In the wake of the shooting of Michael Brown and, more recently the shooting of two police officers in Ferguson, Mo., a brochure is going out to the Pittsburgh community outlining rights, responsibilities and realities of police encounters.
“For instance, you have the right to curse at a police officer, but it’s not a good idea in most cases to do that,” said Tim Stevens, president and founder of the Black Political Empowerment Project (B-PEP), “so we’re talking about what your rights are, what your responsibilities are as a citizen and what the reality is.”
The overall goal is to improve community and police relations, which have been strained in recent years. Stevens cited the 1995 police shooting of Jonny Gammage and the more recent case of Jordan Miles, who was beaten by three Pittsburgh Police Officers.

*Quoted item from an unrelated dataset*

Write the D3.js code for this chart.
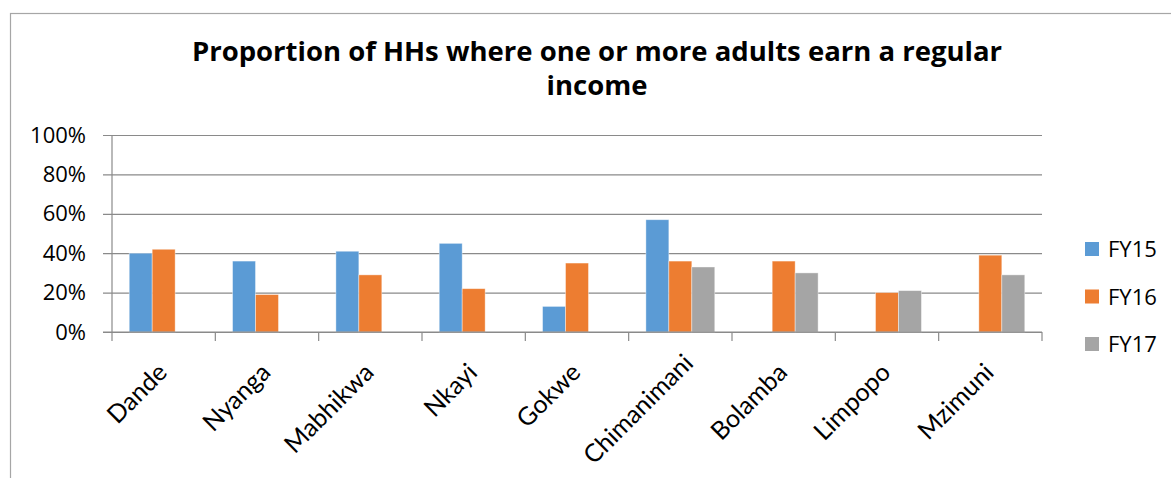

Stevens said part of the issue stems from community distrust of the police, and many not know what do to in police encounters.
“We have an overall description of what to do in any encounter with the police,” said Stevens. “Your rights, your responsibilities, what the police can do, what they should not be able to do, how you should behave, where to put your hands if you’re stopped while driving.”
The brochure is the product of collaboration between B-PEP, the Independent Citizen Police Review Board, the Pittsburgh Bureau of Police, American Civil Liberties Union of PA, Pittsburgh Public Schools, the University of Pittsburgh School of Law and others. Stevens said the brochure will be widely distributed to schools, churches, libraries, community centers and other locations.
“We need to get this message out that kids and adults can put themselves in negative situations that they don’t need to be in that end up in beatings or arrests or worse, we don’t want that to happen,” he said, “we don’t want the police to be injured, we don’t want our citizens to be injured, we don’t want anyone to be injured.”
This brochure is an updated version of a similar one that has been around since the late 1990s.